La plupart des faits reprochés aux accusés sont connus des observateurs qui ont suivi l'affaire depuis 10 ans. Les rapports de la firme Pricewaterhouse Coopers des Bahamas en ont rendu publique la plus grande partie en 2006. La firme se fondait sur les témoignages du financier Robert Daviault, en 2004, proche de l'organisation. Voici l'essentiel d'un texte, paru en mars 2006 dans La Presse, qui reconstitue la présumée fraude décrite par M. Daviault.

Le 2 mars 2000, c'est la panique dans l'entourage de Norshield. Le conseil d'administration de Cinar vient de découvrir que 122 millions de dollars américains ont été envoyés aux Bahamas et veut être remboursé. L'argent a été géré sur les conseils de Norshield et viré dans une coquille des Bahamas appelée Globe-X.

Le problème, c'est que Globe-X n'a pas l'argent. Les fonds du producteur de dessins animés Cinar ont été dispersés à droite et à gauche, et la stratégie d'investissement douteuse a fait fondre le magot. Pire: les documents justifiant les investissements sont incomplets ou inexistants. Bref, c'est la crise.

Divers conseillers proches de Norshield sont appelés en renfort pour gérer cette impasse, présenter Globe-X «sous un jour favorable» et maquiller les documents financiers. En plus du PDG de Norshield, John Xanthoudakis, on fait appel à Lino Matteo, PDG de Mount Real, de même qu'à Thomas Muir et Robert Daviault, de Globe-X. L'ex-vice-président aux finances de Cinar, Hasanain Panju, est également mis à contribution.

Une réunion est organisée dans un hôtel de Floride. Rapidement, de faux documents sont créés de toutes pièces pour justifier les investissements ou gagner du temps. L'objectif: donner l'illusion que tout est normal.

Selon Robert Daviault, le besoin de nettoyer (les états financiers de Globe-X) «faisait partie d'une stratégie, si vous voulez, pour reconnaître... certainement en mars 2000, que Cinar, leurs représentants sont peut-être en route et qu'ils nous diront: Nous voulons notre argent (provenant) du compte des obligations et si ce n'est pas là, où est-ce?»

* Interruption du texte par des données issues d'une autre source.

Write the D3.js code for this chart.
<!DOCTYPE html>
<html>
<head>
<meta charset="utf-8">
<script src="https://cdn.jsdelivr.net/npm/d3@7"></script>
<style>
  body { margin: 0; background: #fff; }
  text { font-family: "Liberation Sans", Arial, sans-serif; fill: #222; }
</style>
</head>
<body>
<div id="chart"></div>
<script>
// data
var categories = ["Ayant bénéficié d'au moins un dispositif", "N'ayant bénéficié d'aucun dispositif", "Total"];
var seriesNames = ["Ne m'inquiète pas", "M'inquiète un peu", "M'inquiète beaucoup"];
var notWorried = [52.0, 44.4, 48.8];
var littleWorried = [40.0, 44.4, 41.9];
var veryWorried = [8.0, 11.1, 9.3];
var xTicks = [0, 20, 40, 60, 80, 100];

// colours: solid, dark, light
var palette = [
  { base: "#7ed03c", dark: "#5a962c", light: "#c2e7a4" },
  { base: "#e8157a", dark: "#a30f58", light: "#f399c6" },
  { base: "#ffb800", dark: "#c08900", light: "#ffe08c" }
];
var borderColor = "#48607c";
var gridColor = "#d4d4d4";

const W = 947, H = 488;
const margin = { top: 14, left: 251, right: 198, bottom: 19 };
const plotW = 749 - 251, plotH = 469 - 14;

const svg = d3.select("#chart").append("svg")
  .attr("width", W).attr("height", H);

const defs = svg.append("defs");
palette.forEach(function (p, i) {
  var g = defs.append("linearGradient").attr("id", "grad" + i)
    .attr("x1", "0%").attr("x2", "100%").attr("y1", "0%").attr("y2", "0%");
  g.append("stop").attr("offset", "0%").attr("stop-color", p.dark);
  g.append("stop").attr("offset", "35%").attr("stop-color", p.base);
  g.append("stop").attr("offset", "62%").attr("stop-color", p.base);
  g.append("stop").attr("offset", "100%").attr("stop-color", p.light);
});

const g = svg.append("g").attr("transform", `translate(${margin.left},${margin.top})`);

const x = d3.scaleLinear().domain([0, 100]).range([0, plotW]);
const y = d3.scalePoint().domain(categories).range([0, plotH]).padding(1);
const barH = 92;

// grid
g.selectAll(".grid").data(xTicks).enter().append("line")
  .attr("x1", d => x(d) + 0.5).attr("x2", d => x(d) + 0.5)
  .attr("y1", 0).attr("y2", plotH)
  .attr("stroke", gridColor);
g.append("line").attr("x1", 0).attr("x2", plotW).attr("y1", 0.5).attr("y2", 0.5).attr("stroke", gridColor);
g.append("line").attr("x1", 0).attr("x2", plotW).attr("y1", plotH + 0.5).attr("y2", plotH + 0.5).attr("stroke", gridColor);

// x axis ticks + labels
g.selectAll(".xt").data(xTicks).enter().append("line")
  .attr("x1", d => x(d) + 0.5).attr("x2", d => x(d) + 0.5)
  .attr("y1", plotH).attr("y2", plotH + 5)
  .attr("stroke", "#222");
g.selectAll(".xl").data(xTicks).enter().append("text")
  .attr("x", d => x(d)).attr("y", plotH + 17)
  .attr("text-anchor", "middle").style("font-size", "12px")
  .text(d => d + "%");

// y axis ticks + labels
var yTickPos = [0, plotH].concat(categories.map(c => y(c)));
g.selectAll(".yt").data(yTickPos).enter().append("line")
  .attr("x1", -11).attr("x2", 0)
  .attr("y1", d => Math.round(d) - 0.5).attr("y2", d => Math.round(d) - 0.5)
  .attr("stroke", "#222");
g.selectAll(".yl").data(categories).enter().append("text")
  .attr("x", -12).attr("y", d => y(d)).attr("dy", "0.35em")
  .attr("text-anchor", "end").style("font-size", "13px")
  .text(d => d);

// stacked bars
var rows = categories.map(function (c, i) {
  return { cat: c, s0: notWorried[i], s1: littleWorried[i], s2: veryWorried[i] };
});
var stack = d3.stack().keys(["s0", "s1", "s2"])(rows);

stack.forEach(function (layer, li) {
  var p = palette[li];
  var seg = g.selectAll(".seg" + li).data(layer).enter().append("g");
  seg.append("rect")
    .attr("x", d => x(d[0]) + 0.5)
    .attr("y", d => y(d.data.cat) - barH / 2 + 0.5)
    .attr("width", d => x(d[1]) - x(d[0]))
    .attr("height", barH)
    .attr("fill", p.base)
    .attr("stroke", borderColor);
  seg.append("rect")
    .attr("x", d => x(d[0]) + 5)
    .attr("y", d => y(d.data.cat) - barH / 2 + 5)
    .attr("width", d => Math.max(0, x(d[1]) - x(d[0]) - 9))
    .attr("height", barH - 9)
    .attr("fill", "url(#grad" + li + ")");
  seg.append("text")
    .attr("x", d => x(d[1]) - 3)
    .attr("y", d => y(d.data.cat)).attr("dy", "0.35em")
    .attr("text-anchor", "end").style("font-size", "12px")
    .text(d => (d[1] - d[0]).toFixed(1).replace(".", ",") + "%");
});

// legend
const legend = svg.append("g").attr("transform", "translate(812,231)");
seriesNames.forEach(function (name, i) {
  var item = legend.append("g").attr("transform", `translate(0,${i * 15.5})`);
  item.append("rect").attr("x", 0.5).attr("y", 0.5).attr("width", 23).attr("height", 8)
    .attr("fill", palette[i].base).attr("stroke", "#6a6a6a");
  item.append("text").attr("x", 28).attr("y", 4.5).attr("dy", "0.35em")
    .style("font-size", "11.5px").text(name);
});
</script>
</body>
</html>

Toujours selon M. Daviault, cette «stratégie» pour nettoyer le bilan «pour la plus grande part provenait de (Norshield) Montréal et je crois, encore, que c'était des discussions probablement entre M. Xanthoudakis et je crois M. Hancock, des Bahamas...»

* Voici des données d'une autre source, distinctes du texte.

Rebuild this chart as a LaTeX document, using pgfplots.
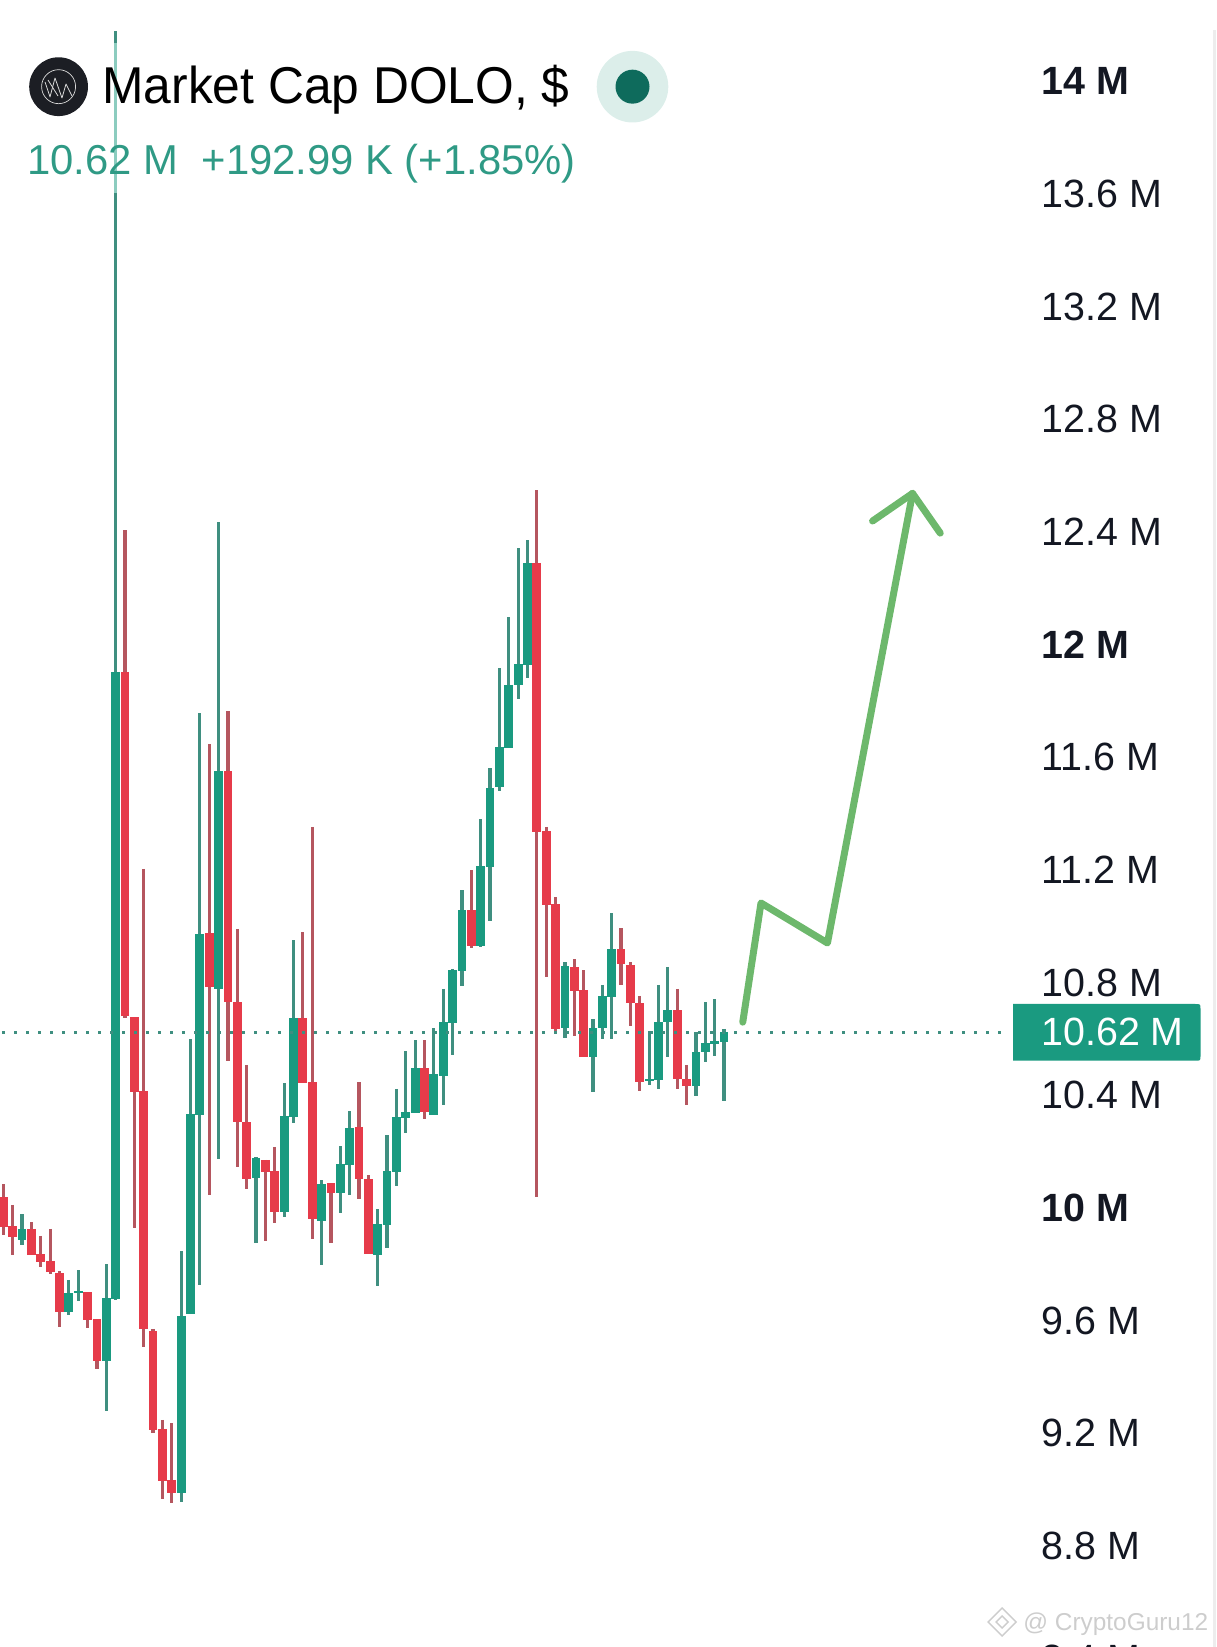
\documentclass[border=0pt]{standalone}
\usepackage{pgfplots}
\pgfplotsset{compat=1.18}
\usepackage{fontspec}
\setmainfont{Liberation Sans}
\definecolor{gbody}{HTML}{1A9A80}
\definecolor{gwick}{HTML}{3F8F80}
\definecolor{rbody}{HTML}{E63B4A}
\definecolor{rwick}{HTML}{B5565F}
\definecolor{txtc}{HTML}{131722}
\definecolor{hdrg}{HTML}{2F9A85}
\definecolor{arrowg}{HTML}{6DB86C}
\definecolor{darkdot}{HTML}{0E6B5C}
\definecolor{paledot}{HTML}{DCEEEA}
\definecolor{logoc}{HTML}{1C1E24}
\definecolor{wm}{HTML}{CDCDCD}
\newcommand{\Gc}[5]{%
  \addplot[gwick,line width=1.6pt] coordinates {(#1,#2)(#1,#5)};
  \addplot[gbody,line width=4.4pt] coordinates {(#1,#3)(#1,#4)};}
\newcommand{\Rc}[5]{%
  \addplot[rwick,line width=1.6pt] coordinates {(#1,#2)(#1,#5)};
  \addplot[rbody,line width=4.4pt] coordinates {(#1,#3)(#1,#4)};}
\newcommand{\PX}[2]{({#1*0.5pt},{(1647-#2)*0.5pt})}
\begin{document}
\begin{tikzpicture}
\path[use as bounding box] (0,0) rectangle (608pt,823.5pt);
\begin{axis}[
  at={(0,0)},anchor=south west,
  scale only axis,width=517.5pt,height=823.5pt,
  xmin=-0.3526,xmax=110.224,ymin=8.438,ymax=14.2845,
  clip=false,
  axis line style={draw=none},
  xtick=\empty,
  ytick pos=right,
  yticklabel pos=right,
  major tick length=0pt,
  ytick={8.8,9.2,9.6,10,10.4,10.8,11.2,11.6,12,12.4,12.8,13.2,13.6,14},
  yticklabels={8.8 M,9.2 M,9.6 M,\textbf{10 M},10.4 M,10.8 M,11.2 M,11.6 M,\textbf{12 M},12.4 M,12.8 M,13.2 M,13.6 M,\textbf{14 M}},
  yticklabel style={font=\fontsize{19.7}{22}\selectfont,text=txtc,anchor=west,inner sep=0pt,xshift=3.2pt,yshift=-0.5pt},
]
\Rc{0}{10.081}{10.035}{9.929}{9.900}
\Rc{1}{10.007}{9.932}{9.893}{9.829}
\Gc{2}{9.975}{9.922}{9.882}{9.865}
\Rc{3}{9.946}{9.922}{9.829}{9.829}
\Rc{4}{9.897}{9.833}{9.804}{9.787}
\Rc{5}{9.922}{9.808}{9.769}{9.762}
\Rc{6}{9.772}{9.765}{9.627}{9.574}
\Gc{7}{9.741}{9.694}{9.627}{9.616}
\Gc{8}{9.776}{9.701}{9.694}{9.666}
\Rc{9}{9.698}{9.698}{9.598}{9.570}
\Rc{10}{9.602}{9.602}{9.453}{9.425}
\Gc{11}{9.797}{9.677}{9.453}{9.275}
\Gc{12}{14.174}{11.899}{9.673}{9.669}
\Rc{13}{12.403}{11.899}{10.678}{10.671}
\Rc{14}{10.674}{10.674}{10.408}{9.925}
\Rc{15}{11.200}{10.411}{9.567}{9.503}
\Rc{16}{9.567}{9.560}{9.208}{9.197}
\Rc{17}{9.244}{9.212}{9.027}{8.963}
\Rc{18}{9.233}{9.031}{8.984}{8.949}
\Gc{19}{9.843}{9.613}{8.984}{8.952}
\Gc{20}{10.596}{10.330}{9.620}{9.620}
\Gc{21}{11.753}{10.969}{10.326}{9.723}
\Rc{22}{11.643}{10.972}{10.781}{10.042}
\Gc{23}{12.431}{11.547}{10.774}{10.170}
\Rc{24}{11.760}{11.547}{10.727}{10.518}
\Rc{25}{10.987}{10.727}{10.301}{10.142}
\Rc{26}{10.504}{10.301}{10.099}{10.063}
\Gc{27}{10.177}{10.174}{10.103}{9.872}
\Rc{28}{10.167}{10.167}{10.124}{9.879}
\Rc{29}{10.213}{10.127}{9.982}{9.943}
\Gc{30}{10.440}{10.323}{9.982}{9.964}
\Gc{31}{10.947}{10.671}{10.319}{10.298}
\Rc{32}{10.976}{10.671}{10.440}{10.440}
\Rc{33}{11.349}{10.443}{9.957}{9.886}
\Gc{34}{10.095}{10.081}{9.950}{9.794}
\Rc{35}{10.085}{10.085}{10.049}{9.872}
\Gc{36}{10.216}{10.152}{10.049}{9.978}
\Gc{37}{10.340}{10.280}{10.149}{10.042}
\Rc{38}{10.443}{10.284}{10.099}{10.028}
\Rc{39}{10.113}{10.099}{9.833}{9.833}
\Gc{40}{9.992}{9.939}{9.829}{9.719}
\Gc{41}{10.255}{10.127}{9.936}{9.854}
\Gc{42}{10.419}{10.319}{10.124}{10.074}
\Gc{43}{10.553}{10.337}{10.315}{10.262}
\Gc{44}{10.592}{10.493}{10.333}{10.333}
\Rc{45}{10.592}{10.493}{10.337}{10.312}
\Gc{46}{10.635}{10.472}{10.326}{10.326}
\Gc{47}{10.774}{10.656}{10.465}{10.362}
\Gc{48}{10.845}{10.841}{10.653}{10.539}
\Gc{49}{11.125}{11.054}{10.837}{10.784}
\Rc{50}{11.196}{11.054}{10.926}{10.919}
\Gc{51}{11.377}{11.210}{10.926}{10.923}
\Gc{52}{11.558}{11.487}{11.207}{11.015}
\Gc{53}{11.913}{11.633}{11.491}{11.476}
\Gc{54}{12.094}{11.853}{11.629}{11.629}
\Gc{55}{12.339}{11.927}{11.853}{11.803}
\Gc{56}{12.367}{12.286}{11.924}{11.878}
\Rc{57}{12.545}{12.286}{11.331}{10.035}
\Rc{58}{11.349}{11.334}{11.072}{10.816}
\Rc{59}{11.100}{11.075}{10.632}{10.625}
\Gc{60}{10.869}{10.855}{10.635}{10.600}
\Rc{61}{10.880}{10.852}{10.766}{10.607}
\Rc{62}{10.841}{10.770}{10.532}{10.532}
\Gc{63}{10.667}{10.635}{10.532}{10.408}
\Gc{64}{10.788}{10.749}{10.635}{10.596}
\Gc{65}{11.043}{10.915}{10.745}{10.596}
\Rc{66}{10.990}{10.915}{10.862}{10.788}
\Rc{67}{10.869}{10.859}{10.724}{10.642}
\Rc{68}{10.749}{10.724}{10.443}{10.411}
\Gc{69}{10.625}{10.454}{10.447}{10.433}
\Gc{70}{10.788}{10.656}{10.451}{10.419}
\Gc{71}{10.852}{10.699}{10.656}{10.532}
\Rc{72}{10.774}{10.699}{10.454}{10.419}
\Rc{73}{10.504}{10.454}{10.429}{10.362}
\Gc{74}{10.621}{10.550}{10.429}{10.394}
\Gc{75}{10.727}{10.582}{10.550}{10.515}
\Gc{76}{10.738}{10.589}{10.579}{10.536}
\Gc{77}{10.632}{10.621}{10.586}{10.376}
% last-price dotted line
\addplot[gwick,line width=1.4pt,dash pattern=on 1.4pt off 4.6pt] coordinates {(-0.1,10.62)(107.55,10.62)};
% pale part of the tall wick beneath the header
\addplot[color=gbody!50!white,line width=1.6pt] coordinates {(12,14.132)(12,13.599)};
% drawn arrow
\addplot[arrowg,line width=3.5pt,line join=round,line cap=round] coordinates {(79.0,10.656)(80.95,11.079)(88.05,10.937)(97.14,12.533)};
\addplot[arrowg,line width=3.5pt,line join=round,line cap=round] coordinates {(92.87,12.435)(97.14,12.533)(100.1,12.392)};
% partly cut tick label
\node[anchor=west,inner sep=0pt,xshift=3.2pt,yshift=-0.5pt,text=txtc,font=\fontsize{19.7}{22}\selectfont] at (axis cs:110.224,8.4) {8.4 M};
\end{axis}
% right edge
\fill[black!7] \PX{1213}{30} rectangle \PX{1216}{1647};
% current price tag
\fill[gbody] \PX{1013}{1004} -- \PX{1195}{1004} .. controls \PX{1200.5}{1004} and \PX{1200.5}{1004} .. \PX{1200.5}{1009} -- \PX{1200.5}{1056} .. controls \PX{1200.5}{1060.7} and \PX{1200.5}{1060.7} .. \PX{1195}{1060.7} -- \PX{1013}{1060.7} -- cycle;
\node[anchor=base west,inner sep=0pt,text=white,font=\fontsize{19.7}{22}\selectfont] at \PX{1041}{1046} {10.62 M};
% header
\fill[logoc] \PX{58.6}{86.7} circle (14.7pt);
\draw[white!85!black,line width=0.35pt] \PX{58.6}{86.7} circle (8.5pt);
\draw[white!85!black,line width=0.4pt,line join=round] \PX{45}{82} -- \PX{50}{97} -- \PX{55}{78} -- \PX{62}{98} -- \PX{66}{84} -- \PX{72}{96};
\draw[white!85!black,line width=0.4pt,line join=round] \PX{48}{80} -- \PX{58}{96};
\node[anchor=base west,inner sep=0pt,text=black,font=\fontsize{25.9}{30}\selectfont,xscale=0.96] at \PX{102}{104} {Market Cap DOLO, \$};
\fill[paledot] \PX{632.5}{86.7} circle (17.9pt);
\fill[darkdot] \PX{632.5}{86.7} circle (8.5pt);
\node[anchor=base west,inner sep=0pt,text=hdrg,font=\fontsize{20.9}{24}\selectfont] at \PX{27}{175} {10.62 M\ \ +192.99 K (+1.85\%)};
% watermark
\node[anchor=base west,inner sep=0pt,text=wm,font=\fontsize{12.2}{14}\selectfont] at \PX{1023}{1630} {@ CryptoGuru12};
\draw[wm,line width=0.7pt] \PX{1002}{1608} -- \PX{1016}{1622} -- \PX{1002}{1636} -- \PX{988}{1622} -- cycle;
\draw[wm,line width=0.7pt] \PX{1002}{1616} -- \PX{1008}{1622} -- \PX{1002}{1628} -- \PX{996}{1622} -- cycle;
\end{tikzpicture}
\end{document}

Robert Daviault soutient que Lino Matteo, de Mount Real, aurait été mis à contribution pour gérer la crise de mars 2000, sans avoir de précision sur la nature de son travail.

De faux documents

Dans son témoignage, Robert Daviault admet avoir signé une fausse lettre au début de mars 2000 avec l'ex-comptable de Cinar, Hasanain Panju. Le faux document avait pour objet de donner plus de temps aux entreprises Globe-X pour rembourser leur dû à Cinar.

«Si Cinar nous dit: Nous voulons notre argent... nous aurions eu un problème. Alors nous nous sommes dit, bon, voyons si nous pouvons au moins rendre ça un peu plus solide en ayant ce document (NDLR: la fausse lettre)», dit M. Daviault.

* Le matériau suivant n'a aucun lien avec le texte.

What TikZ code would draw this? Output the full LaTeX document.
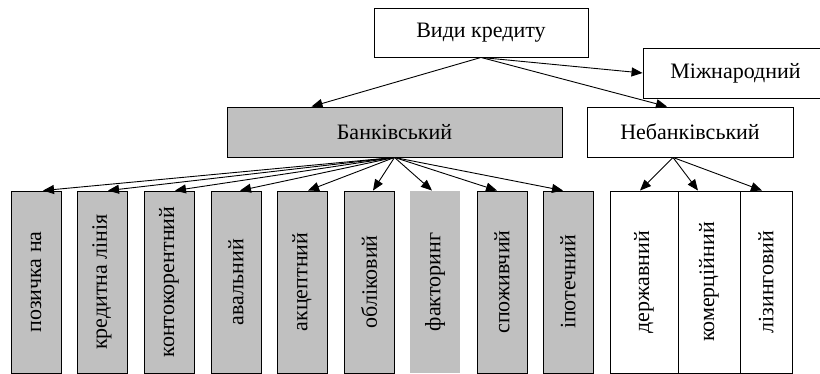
\documentclass[tikz,border=0pt]{standalone}
\usepackage{fontspec}
\setmainfont{Liberation Serif}
\newfontfamily\tnr{Liberation Serif}
\usetikzlibrary{arrows.meta}
\definecolor{boxgray}{HTML}{C0C0C0}
\begin{document}
\begin{tikzpicture}[x=1pt,y=-1pt,
  box/.style={draw=black, line width=0.9pt, rectangle, inner sep=0pt, font=\tnr\fontsize{22}{24}\selectfont},
  vbox/.style={box, minimum width=50pt, minimum height=182pt},
  gbox/.style={fill=boxgray},
  arr/.style={-{Triangle[length=11pt,width=9pt]}, line width=0.9pt}]
\useasboundingbox (0,0) rectangle (820,373);
\clip (0,0) rectangle (820,373);
\node[box, minimum width=214pt, minimum height=49pt] (top) at (481,32.5) {Види кредиту};
\node[box, minimum width=185pt, minimum height=50pt] (intl) at (735.5,73) {Міжнародний};
\node[box, gbox, minimum width=335pt, minimum height=50pt] (bank) at (394.5,132) {Банківський};
\node[box, minimum width=206pt, minimum height=50pt] (nbank) at (690,132) {Небанківський};
\node[vbox, gbox] (b1) at (36,282) {\rotatebox{90}{позичка на}};
\node[vbox, gbox] (b2) at (102,282) {\rotatebox{90}{кредитна лінія}};
\node[vbox, gbox] (b3) at (169,282) {\rotatebox{90}{контокорентний}};
\node[vbox, gbox] (b4) at (236,282) {\rotatebox{90}{авальний}};
\node[vbox, gbox] (b5) at (302,282) {\rotatebox{90}{акцептний}};
\node[vbox, gbox] (b6) at (369,282) {\rotatebox{90}{обліковий}};
\node[vbox, gbox, draw=none] (b7) at (435,282) {\rotatebox{90}{факторинг}};
\node[vbox, gbox] (b8) at (502,282) {\rotatebox{90}{споживчий}};
\node[vbox, gbox] (b9) at (568,282) {\rotatebox{90}{іпотечний}};
\node[vbox, minimum width=68pt] (n1) at (644,282) {\rotatebox{90}{державний}};
\node[vbox, minimum width=62pt] (n2) at (709,282) {\rotatebox{90}{комерційний}};
\node[vbox, minimum width=52pt] (n3) at (766,282) {\rotatebox{90}{лізинговий}};
\draw[arr] (top.south) -- ([xshift=-83pt]bank.north);
\draw[arr] (top.south) -- (intl.west);
\draw[arr] (top.south) -- ([xshift=-23pt]nbank.north);
\draw[arr] (bank.south) -- ([xshift=7pt]b1.north);
\draw[arr] (bank.south) -- ([xshift=6pt]b2.north);
\draw[arr] (bank.south) -- ([xshift=6pt]b3.north);
\draw[arr] (bank.south) -- ([xshift=4pt]b4.north);
\draw[arr] (bank.south) -- ([xshift=6pt]b5.north);
\draw[arr] (bank.south) -- ([xshift=4pt]b6.north);
\draw[arr] (bank.south) -- ([xshift=-3pt]b7.north);
\draw[arr] (bank.south) -- ([xshift=-5pt]b8.north);
\draw[arr] (bank.south) -- ([xshift=-5pt]b9.north);
\draw[arr] ([xshift=-17pt]nbank.south) -- ([xshift=-4pt]n1.north);
\draw[arr] ([xshift=-17pt]nbank.south) -- ([xshift=-11pt]n2.north);
\draw[arr] ([xshift=-17pt]nbank.south) -- ([xshift=-4pt]n3.north);
\end{tikzpicture}
\end{document}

Toujours pour embellir la situation des entreprises Globe-X, trois transactions ont été créées entre deux entreprises des Bahamas, selon le témoignage. Ces transactions totalisant 73 millions de dollars américains ont été faites sans qu'il y ait eu réellement virement de fonds. Elles impliquent une dizaine de PME du Québec.

Weinberg au courant

Selon Robert Daviault, Ronald Weinberg était au courant des virements de fonds aux Bahamas. Le 3 mars, lorsque les comptables et l'avocat de Cinar ont débarqué dans les bureaux des Bahamas pour demander des comptes, Robert Daviault dit avoir été estomaqué par la réaction de Ronald Weinberg et de Hasanain Panju.

«Les vérificateurs me disaient que Ronald Weinberg affirmait n'avoir aucune connaissance de ça (les virements)... À ce moment, j'ai regardé M. Weinberg et lui ait dit: «Comment pouvez-vous dire ça?» J'ai également regardé M. Panju, lui disant quelque chose comme: «Vous devez dire quelque chose, cet homme (M. Weinberg) affirme qu'il ne me connaît pas, qu'il ne m'a pas rencontré...» Et il n'y a eu aucune réponse (de M. Panju)», a raconté M. Daviault.

Selon le financier, les fondateurs de Cinar, Ronald Weinberg et feu Micheline Charest, de même que le comptable Hasanain Panju, auraient profité de transactions de change fictives pour empocher indûment près de 8 millions de dollars américains entre 1998 et 2000. Selon M. Daviault, John Xanthoudakis pouvait avoir été l'un des conseillers à l'origine de ces transactions.